Talk by Professor Ian McGowan on long-acting ARVs (LAARVs).
- Research from NYC (MSM) indicates high rates of willingness, and that a majority would prefer an injection.
- Research from Africa (women) indicates that injection/implant/vaginal ring (as PrEP) would be preferred.
Current development of LAARVs is both for treatment and prevention.
Requirements for LAARVs as injection:
- Infrequent dosing (every 2-3 months)
- Practical injection volume (<4mL)
- Doesn’t require cold-chain storage
Rilpivirine and cabotegravir most likely candidates of current generation of medications.

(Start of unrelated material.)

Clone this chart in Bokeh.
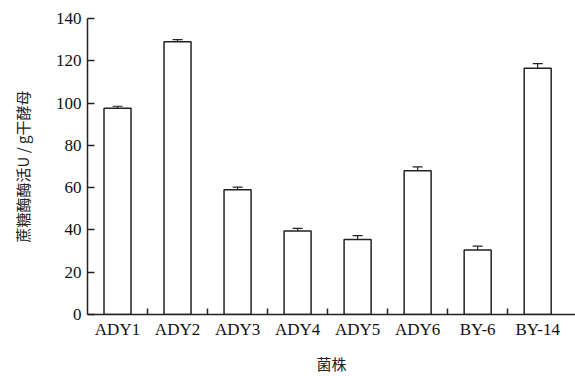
from bokeh.plotting import figure
from bokeh.models import ColumnDataSource, Whisker, FixedTicker, Range1d, TeeHead
from bokeh.embed import file_html
from bokeh.resources import INLINE

categories = ["ADY1", "ADY2", "ADY3", "ADY4", "ADY5", "ADY6", "BY-6", "BY-14"]
values = [97.5, 129, 59, 39.5, 35.5, 68, 30.5, 116.5]
errors = [1.0, 1.0, 1.2, 1.2, 1.8, 1.8, 1.8, 2.2]
y_ticks = [0, 20, 40, 60, 80, 100, 120, 140]

xs = [i + 0.5 for i in range(len(categories))]
src = ColumnDataSource(dict(
    x=xs, top=values,
    upper=[v + e for v, e in zip(values, errors)],
    lower=[v - e for v, e in zip(values, errors)],
))

p = figure(width=575, height=376, output_backend="svg", toolbar_location=None,
           x_range=Range1d(0, len(categories) + 0.13), y_range=Range1d(0, 140),
           min_border_top=18, min_border_right=0, min_border_left=87, min_border_bottom=60)
p.outline_line_color = None
p.grid.grid_line_color = None

p.vbar(x="x", top="top", width=0.45, bottom=0, source=src,
       fill_color="white", line_color="#222222", line_width=1.5)

w = Whisker(base="x", upper="upper", lower="lower", source=src,
            line_color="#222222", line_width=1.2,
            upper_head=TeeHead(size=10, line_color="#222222", line_width=1.2),
            lower_head=TeeHead(size=10, line_color="#222222", line_width=1.2))
p.add_layout(w)

font = "Liberation Serif"
p.xaxis.ticker = FixedTicker(ticks=xs, minor_ticks=list(range(1, len(categories))))
p.xaxis.major_label_overrides = {x: c for x, c in zip(xs, categories)}
p.xaxis.major_tick_in = 0
p.xaxis.major_tick_out = 0
p.xaxis.minor_tick_in = 6
p.xaxis.minor_tick_out = 0
p.xaxis.minor_tick_line_color = "#222222"
p.xaxis.minor_tick_line_width = 1.5
p.xaxis.major_label_standoff = 5
p.xaxis.axis_label = "菌株"
p.xaxis.axis_label_text_font = "Noto Sans CJK SC"
p.xaxis.axis_label_text_font_style = "normal"
p.xaxis.axis_label_text_font_size = "15px"
p.xaxis.axis_label_standoff = 11

p.yaxis.ticker = FixedTicker(ticks=y_ticks, minor_ticks=[])
p.yaxis.major_tick_in = 7
p.yaxis.major_tick_out = 0
p.yaxis.major_tick_line_width = 1.5
p.yaxis.major_tick_line_color = "#222222"
p.yaxis.major_label_standoff = 6
p.yaxis.axis_label = "蔗糖酶酶活U / g干酵母"
p.yaxis.axis_label_text_font = "Noto Sans CJK SC"
p.yaxis.axis_label_text_font_style = "normal"
p.yaxis.axis_label_text_font_size = "15px"
p.yaxis.axis_label_standoff = 20

for ax in (p.xaxis, p.yaxis):
    ax.axis_line_color = "#222222"
    ax.axis_line_width = 1.5
    ax.major_label_text_font = font
    ax.major_label_text_font_size = "17px"
    ax.major_label_text_color = "#111111"
    ax.axis_label_text_color = "#222222"

open("out.html", "w").write(file_html(p, INLINE))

- Have only been evaluated in the context of clinical trials (phase 1 and 2); adherence data likely to vary in the real world (and depending on whether being given as PrEP or treatment)
- Tolerability good; patient satisfaction overall good
- Efficacy signal in cabotegravir (animal studies)
- Injection-site reactions reasonably frequent over time (highest at first injection)
- Long-acting rilpirivine detectable in tissue (plasma/endocervical and vaginal fluid) up to >500 days (!) later – which is concerning for risk of resistance. Therefore cabotegravir more promising for use as long-acting PrEP (and phase 3 studies planned) – cabotegravir involves 4 week oral lead-in then Q8 weekly injection.
Novel NRTI “EFdA” also promising based on animal modelling; currently at phase 1 studies in humans. Animal models indicate that long-acting formulation could be effective up to 1yr.
As mentioned elsewhere – TAF silicone tubing implant and biodegradable implants both promising for use as PrEP.